Sundays at Saratoga are a marvel of relaxation; while there’s still top-notch racing to be enjoyed, there’s a laid-back vibe to an afternoon spent at the track on the last day of the weekend.
I started out my morning by actually getting a little exercise (almost unthinkable for me!) and then getting some work done. After that, I headed to the track for my favorite kind of afternoon: taking in the racing action and photographing all of the activity around me.
When I got to the track, I watched the first couple of races with my dad and then set off to procure us the finest lunch that I can imagine: fried chicken from Hattie’s, a Saratoga staple. The original restaurant is located downtown, but a few years ago they opened up an outpost at the racetrack and my waistline has suffered conspicuously since. I mean, this is seriously delicious fried chicken, and you can take my word as a Southerner on that.
After demolishing my lunch, I decided to wander around the grounds of the track to see what fans were up to (and also to walk off some of my rather indulgent meal.)
My first stop was to the far end of the track’s viewing area, called the apron, where fans had brought picnics and were enjoying a beautiful sunny afternoon.
The area provides a great view of the races as well as of the iconic architecture of Saratoga. It’s a wonderful sight, especially as the horses are first arriving onto the track for the post parade.
After that, I headed over to the backyard area and had a look around. There are so many great places to spend a day at Saratoga. Here’s the area that’s right next to the Grandstand entrance. I love those tall trees, which must have been there when the track opened its doors 150 years ago.
What’s really great about Saratoga are the many options for fun that fans have when they come for a day at the races. There’s plenty of shopping available, including the opportunity to get the perfect hat to match your outfit for the day.
In the mood for some food instead? There are so many different treats available here. Behold: the Mac Truck from New York City. All I know is that any vehicle solely dedicated to bringing people the glory that is macaroni and cheese is A-OK in my book.
There are also plenty of opportunities to check out racing-themed art and even bring some of it home for yourself. As I demonstrated in my Haskell Invitational Diaries, I am not much of an artist myself, so I definitely appreciate the talent and dedication it takes to create these paintings.
If you’re a history buff, Saratoga is the place for you, too. As you may have heard, the track is celebrating its 150th anniversary this summer. I found this area with set up to help fans learn more about the oval’s storied past. It includes information about the trainers, jockeys and horses who have contributed to the track’s history as well as gives details and insight into the traditions of the track.
Nearby several farms that provide homes and retraining for horses transitioning from a racing career to a job as a riding horse had set up shop to hand out information, take donations and sell merchandise.
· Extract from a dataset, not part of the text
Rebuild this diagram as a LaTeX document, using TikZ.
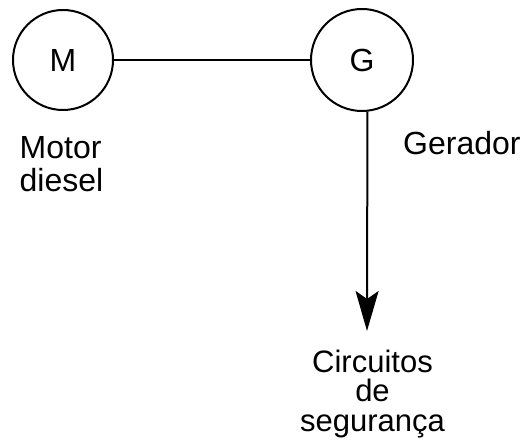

These farms are tremendously important to helping horses have successful careers after their racing days are behind them, and it’s wonderful to see the New York Racing Association support them.
But of course, my favorite thing to do on any day at Saratoga is to take in the races, especially on a beautiful afternoon. The weather was perfect as the horses and jockeys competed at the nation’s oldest racetrack, and I was in horsey heaven.
The main event of the afternoon was the Alfred G. Vanderbilt Handicap, named for the prominent Thoroughbred owner who also served as the Chairman of the Board of the New York Racing Association from 1971 to 1975. This race is a six furlong (or ¾ of a mile) sprint for horses three years old and up, and it’s a prep race for this fall’s Breeders’ Cup Sprint. This year’s edition of the Vanderbilt attracted talented field of five, and fans crowded around the paddock to watch as the contenders were saddled and owners and trainers strategized with jockeys.
Finally, it was time for the Vanderbilt to run! It was a hard-fought race, but after three quarters of a mile Justin Phillip emerged as the victor.
I always love seeing the connections of winning horses celebrating after a big victory, especially the men and women who take care of these amazing horses. If you ever want to know what it feels like to watch a horse you love win a Grade 1 race, look at these guys:
It was a very happy Winner’s Circle celebration indeed for Justin Phillip and his connections, and I’m very excited to see where he goes next!
That’s it for today, and thank you so much for stopping by. I’ll be back with more Saratoga Diaries later on this week and I look forward to sharing more of the magic of the Spa with you then!